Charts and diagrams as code
■ ■ ■ ■ ■ ■ ■
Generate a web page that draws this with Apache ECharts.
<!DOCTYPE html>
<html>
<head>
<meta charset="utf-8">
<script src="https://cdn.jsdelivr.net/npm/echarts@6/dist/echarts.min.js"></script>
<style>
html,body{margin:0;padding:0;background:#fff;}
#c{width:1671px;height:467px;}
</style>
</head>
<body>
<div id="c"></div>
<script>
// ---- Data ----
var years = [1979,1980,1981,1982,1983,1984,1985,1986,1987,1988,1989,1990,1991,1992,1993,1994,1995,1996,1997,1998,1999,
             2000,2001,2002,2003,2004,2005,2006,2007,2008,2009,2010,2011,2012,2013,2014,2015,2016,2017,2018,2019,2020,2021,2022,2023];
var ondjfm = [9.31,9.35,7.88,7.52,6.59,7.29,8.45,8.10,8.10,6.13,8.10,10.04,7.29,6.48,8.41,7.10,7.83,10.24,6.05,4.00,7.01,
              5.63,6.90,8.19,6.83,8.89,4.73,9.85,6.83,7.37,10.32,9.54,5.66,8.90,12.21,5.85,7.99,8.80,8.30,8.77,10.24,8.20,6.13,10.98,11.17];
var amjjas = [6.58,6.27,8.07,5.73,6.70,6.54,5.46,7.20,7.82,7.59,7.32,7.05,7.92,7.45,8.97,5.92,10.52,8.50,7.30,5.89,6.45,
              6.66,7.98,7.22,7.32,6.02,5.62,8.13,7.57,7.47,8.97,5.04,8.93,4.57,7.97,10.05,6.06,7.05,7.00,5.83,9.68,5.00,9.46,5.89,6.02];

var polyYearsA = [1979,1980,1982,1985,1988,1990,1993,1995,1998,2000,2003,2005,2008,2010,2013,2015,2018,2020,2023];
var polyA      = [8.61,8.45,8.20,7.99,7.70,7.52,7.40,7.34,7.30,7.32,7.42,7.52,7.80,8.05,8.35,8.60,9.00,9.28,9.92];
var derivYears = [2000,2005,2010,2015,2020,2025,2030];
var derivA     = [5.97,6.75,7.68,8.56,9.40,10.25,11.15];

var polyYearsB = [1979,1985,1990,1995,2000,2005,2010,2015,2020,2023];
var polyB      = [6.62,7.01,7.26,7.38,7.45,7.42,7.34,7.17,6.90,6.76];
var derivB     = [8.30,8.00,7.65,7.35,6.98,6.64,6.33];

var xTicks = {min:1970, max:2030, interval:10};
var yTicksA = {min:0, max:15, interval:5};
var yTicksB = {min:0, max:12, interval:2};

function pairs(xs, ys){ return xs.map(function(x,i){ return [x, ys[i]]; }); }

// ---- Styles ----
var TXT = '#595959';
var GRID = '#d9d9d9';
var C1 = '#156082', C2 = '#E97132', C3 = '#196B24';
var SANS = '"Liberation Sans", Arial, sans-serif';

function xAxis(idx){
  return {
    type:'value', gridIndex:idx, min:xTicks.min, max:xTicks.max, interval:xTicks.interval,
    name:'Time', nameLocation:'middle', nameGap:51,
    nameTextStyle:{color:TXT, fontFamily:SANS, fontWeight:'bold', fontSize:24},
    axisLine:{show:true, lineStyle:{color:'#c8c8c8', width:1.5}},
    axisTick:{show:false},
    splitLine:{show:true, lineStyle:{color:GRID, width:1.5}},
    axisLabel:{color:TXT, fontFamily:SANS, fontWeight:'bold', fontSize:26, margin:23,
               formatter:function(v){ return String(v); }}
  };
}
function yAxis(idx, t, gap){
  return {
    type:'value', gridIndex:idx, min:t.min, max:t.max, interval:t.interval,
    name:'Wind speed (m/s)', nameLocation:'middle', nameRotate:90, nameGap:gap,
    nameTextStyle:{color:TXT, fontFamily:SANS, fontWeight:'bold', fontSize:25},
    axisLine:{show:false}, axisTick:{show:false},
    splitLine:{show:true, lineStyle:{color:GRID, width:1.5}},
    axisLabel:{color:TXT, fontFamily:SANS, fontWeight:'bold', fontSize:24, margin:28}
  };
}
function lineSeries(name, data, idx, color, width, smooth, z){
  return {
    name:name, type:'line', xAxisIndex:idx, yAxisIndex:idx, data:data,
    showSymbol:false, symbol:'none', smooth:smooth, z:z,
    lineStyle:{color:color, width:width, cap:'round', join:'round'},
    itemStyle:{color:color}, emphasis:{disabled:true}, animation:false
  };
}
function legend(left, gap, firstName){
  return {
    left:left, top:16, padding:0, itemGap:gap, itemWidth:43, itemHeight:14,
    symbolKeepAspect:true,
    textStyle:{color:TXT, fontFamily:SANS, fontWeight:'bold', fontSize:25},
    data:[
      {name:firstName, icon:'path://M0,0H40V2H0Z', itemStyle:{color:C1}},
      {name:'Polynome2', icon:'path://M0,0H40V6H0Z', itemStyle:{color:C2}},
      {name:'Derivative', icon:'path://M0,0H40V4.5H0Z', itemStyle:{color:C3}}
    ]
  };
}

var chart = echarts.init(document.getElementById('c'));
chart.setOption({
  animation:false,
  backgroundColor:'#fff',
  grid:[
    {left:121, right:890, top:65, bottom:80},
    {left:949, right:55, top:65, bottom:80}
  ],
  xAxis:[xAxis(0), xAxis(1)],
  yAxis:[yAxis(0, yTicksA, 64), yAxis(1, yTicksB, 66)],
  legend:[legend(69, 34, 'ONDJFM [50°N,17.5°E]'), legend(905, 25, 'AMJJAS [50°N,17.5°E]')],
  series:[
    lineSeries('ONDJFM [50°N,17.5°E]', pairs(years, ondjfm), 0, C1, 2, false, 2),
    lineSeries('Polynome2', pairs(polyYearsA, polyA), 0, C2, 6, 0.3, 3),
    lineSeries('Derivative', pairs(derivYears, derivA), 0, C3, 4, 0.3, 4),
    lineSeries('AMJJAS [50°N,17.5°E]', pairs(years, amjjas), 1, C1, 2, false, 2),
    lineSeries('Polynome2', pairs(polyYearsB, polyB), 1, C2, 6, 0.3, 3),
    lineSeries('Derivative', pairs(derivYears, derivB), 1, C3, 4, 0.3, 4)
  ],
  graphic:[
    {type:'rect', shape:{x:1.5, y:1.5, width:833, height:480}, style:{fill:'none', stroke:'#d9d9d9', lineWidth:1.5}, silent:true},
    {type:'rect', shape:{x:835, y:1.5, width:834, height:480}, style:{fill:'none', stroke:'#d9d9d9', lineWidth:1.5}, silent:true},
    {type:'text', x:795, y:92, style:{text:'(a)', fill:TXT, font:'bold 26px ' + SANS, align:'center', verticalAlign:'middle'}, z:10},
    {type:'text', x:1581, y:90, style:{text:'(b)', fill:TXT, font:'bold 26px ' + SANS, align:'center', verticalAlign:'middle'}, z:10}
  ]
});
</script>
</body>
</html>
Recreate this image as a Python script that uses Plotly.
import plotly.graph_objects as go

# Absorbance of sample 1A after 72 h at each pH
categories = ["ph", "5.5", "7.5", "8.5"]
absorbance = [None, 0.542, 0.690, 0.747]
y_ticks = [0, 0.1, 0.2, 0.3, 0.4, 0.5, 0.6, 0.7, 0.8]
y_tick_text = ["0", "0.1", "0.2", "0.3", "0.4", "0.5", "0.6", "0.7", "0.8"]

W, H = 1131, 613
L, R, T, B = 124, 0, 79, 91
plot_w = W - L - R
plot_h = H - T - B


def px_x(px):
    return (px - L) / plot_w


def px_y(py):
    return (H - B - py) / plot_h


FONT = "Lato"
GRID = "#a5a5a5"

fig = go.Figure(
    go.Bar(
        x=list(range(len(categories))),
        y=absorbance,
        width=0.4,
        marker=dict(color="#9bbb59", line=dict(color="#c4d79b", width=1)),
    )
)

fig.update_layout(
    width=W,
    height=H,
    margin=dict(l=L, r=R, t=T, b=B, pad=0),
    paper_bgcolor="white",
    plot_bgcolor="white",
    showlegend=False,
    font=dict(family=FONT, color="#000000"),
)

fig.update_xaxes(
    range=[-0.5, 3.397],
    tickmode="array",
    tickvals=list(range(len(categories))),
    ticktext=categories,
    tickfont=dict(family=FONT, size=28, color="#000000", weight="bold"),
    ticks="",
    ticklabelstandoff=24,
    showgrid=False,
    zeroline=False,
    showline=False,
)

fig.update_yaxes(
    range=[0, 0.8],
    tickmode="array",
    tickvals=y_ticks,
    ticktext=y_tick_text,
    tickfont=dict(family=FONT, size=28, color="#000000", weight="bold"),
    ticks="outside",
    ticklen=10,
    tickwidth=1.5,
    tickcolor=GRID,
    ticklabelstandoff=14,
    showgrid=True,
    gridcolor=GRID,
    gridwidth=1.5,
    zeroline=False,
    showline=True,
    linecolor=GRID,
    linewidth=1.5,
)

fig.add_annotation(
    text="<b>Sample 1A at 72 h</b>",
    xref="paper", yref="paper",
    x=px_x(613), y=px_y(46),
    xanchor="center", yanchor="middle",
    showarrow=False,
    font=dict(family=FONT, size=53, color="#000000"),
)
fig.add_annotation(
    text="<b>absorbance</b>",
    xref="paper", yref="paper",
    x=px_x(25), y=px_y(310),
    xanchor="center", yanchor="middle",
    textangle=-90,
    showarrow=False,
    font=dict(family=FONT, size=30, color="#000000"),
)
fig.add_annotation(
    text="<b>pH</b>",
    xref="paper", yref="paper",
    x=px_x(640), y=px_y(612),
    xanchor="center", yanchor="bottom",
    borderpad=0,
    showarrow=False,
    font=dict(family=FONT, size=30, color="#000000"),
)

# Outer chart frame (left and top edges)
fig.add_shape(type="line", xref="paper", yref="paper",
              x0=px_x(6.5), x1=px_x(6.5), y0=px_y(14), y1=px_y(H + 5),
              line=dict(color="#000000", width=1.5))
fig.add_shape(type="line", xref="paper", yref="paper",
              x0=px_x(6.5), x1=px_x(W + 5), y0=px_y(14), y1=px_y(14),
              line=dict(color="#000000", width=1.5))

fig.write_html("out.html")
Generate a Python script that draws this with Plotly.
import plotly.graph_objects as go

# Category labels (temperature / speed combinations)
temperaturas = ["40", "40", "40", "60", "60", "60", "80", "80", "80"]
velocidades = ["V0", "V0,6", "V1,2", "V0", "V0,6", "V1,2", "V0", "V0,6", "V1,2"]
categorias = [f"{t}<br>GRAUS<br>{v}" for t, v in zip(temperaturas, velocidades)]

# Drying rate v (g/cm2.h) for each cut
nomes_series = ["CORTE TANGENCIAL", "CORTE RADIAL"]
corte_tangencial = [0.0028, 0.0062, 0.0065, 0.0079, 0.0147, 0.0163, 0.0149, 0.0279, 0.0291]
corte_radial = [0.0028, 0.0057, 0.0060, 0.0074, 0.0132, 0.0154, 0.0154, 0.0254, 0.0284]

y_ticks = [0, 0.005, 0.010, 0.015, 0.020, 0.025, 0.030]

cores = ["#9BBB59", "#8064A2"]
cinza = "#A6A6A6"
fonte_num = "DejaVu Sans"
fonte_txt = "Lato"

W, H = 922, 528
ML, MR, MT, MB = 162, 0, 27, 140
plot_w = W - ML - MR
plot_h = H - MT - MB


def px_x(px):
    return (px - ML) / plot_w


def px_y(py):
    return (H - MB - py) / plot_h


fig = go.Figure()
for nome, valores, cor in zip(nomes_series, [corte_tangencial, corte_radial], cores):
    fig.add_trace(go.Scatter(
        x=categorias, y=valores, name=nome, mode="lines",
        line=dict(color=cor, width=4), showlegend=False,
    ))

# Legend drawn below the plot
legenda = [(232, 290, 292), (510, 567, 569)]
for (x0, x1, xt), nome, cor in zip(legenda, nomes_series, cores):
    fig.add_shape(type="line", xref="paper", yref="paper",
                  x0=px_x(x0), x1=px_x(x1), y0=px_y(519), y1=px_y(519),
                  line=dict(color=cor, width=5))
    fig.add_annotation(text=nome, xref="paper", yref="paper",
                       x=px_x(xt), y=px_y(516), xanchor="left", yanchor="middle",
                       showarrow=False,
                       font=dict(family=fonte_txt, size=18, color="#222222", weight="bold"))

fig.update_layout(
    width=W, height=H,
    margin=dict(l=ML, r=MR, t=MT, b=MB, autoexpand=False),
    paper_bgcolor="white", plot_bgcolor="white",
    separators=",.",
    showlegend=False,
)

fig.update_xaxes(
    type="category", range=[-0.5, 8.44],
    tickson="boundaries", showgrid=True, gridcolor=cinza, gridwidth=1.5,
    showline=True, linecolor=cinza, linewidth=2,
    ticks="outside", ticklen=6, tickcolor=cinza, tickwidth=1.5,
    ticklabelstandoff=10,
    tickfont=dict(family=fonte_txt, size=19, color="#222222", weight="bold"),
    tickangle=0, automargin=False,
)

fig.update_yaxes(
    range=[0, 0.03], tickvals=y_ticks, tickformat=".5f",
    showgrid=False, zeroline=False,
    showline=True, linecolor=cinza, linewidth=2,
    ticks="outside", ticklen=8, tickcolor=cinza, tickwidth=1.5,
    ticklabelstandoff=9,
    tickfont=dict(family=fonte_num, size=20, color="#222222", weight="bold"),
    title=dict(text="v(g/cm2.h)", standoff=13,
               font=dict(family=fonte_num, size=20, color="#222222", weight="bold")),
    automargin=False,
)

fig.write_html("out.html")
■ ■ ■ ■ ■ ■ ■
Problem details
Your answer consists solely of the lines from the top of the records above through the line that contains "return [x, ys[i]];", each echoed exactly.

Exercise answer
Generate a web page that draws this with Apache ECharts.
<!DOCTYPE html>
<html>
<head>
<meta charset="utf-8">
<script src="https://cdn.jsdelivr.net/npm/echarts@6/dist/echarts.min.js"></script>
<style>
html,body{margin:0;padding:0;background:#fff;}
#c{width:1671px;height:467px;}
</style>
</head>
<body>
<div id="c"></div>
<script>
// ---- Data ----
var years = [1979,1980,1981,1982,1983,1984,1985,1986,1987,1988,1989,1990,1991,1992,1993,1994,1995,1996,1997,1998,1999,
             2000,2001,2002,2003,2004,2005,2006,2007,2008,2009,2010,2011,2012,2013,2014,2015,2016,2017,2018,2019,2020,2021,2022,2023];
var ondjfm = [9.31,9.35,7.88,7.52,6.59,7.29,8.45,8.10,8.10,6.13,8.10,10.04,7.29,6.48,8.41,7.10,7.83,10.24,6.05,4.00,7.01,
              5.63,6.90,8.19,6.83,8.89,4.73,9.85,6.83,7.37,10.32,9.54,5.66,8.90,12.21,5.85,7.99,8.80,8.30,8.77,10.24,8.20,6.13,10.98,11.17];
var amjjas = [6.58,6.27,8.07,5.73,6.70,6.54,5.46,7.20,7.82,7.59,7.32,7.05,7.92,7.45,8.97,5.92,10.52,8.50,7.30,5.89,6.45,
              6.66,7.98,7.22,7.32,6.02,5.62,8.13,7.57,7.47,8.97,5.04,8.93,4.57,7.97,10.05,6.06,7.05,7.00,5.83,9.68,5.00,9.46,5.89,6.02];

var polyYearsA = [1979,1980,1982,1985,1988,1990,1993,1995,1998,2000,2003,2005,2008,2010,2013,2015,2018,2020,2023];
var polyA      = [8.61,8.45,8.20,7.99,7.70,7.52,7.40,7.34,7.30,7.32,7.42,7.52,7.80,8.05,8.35,8.60,9.00,9.28,9.92];
var derivYears = [2000,2005,2010,2015,2020,2025,2030];
var derivA     = [5.97,6.75,7.68,8.56,9.40,10.25,11.15];

var polyYearsB = [1979,1985,1990,1995,2000,2005,2010,2015,2020,2023];
var polyB      = [6.62,7.01,7.26,7.38,7.45,7.42,7.34,7.17,6.90,6.76];
var derivB     = [8.30,8.00,7.65,7.35,6.98,6.64,6.33];

var xTicks = {min:1970, max:2030, interval:10};
var yTicksA = {min:0, max:15, interval:5};
var yTicksB = {min:0, max:12, interval:2};

function pairs(xs, ys){ return xs.map(function(x,i){ return [x, ys[i]]; }); }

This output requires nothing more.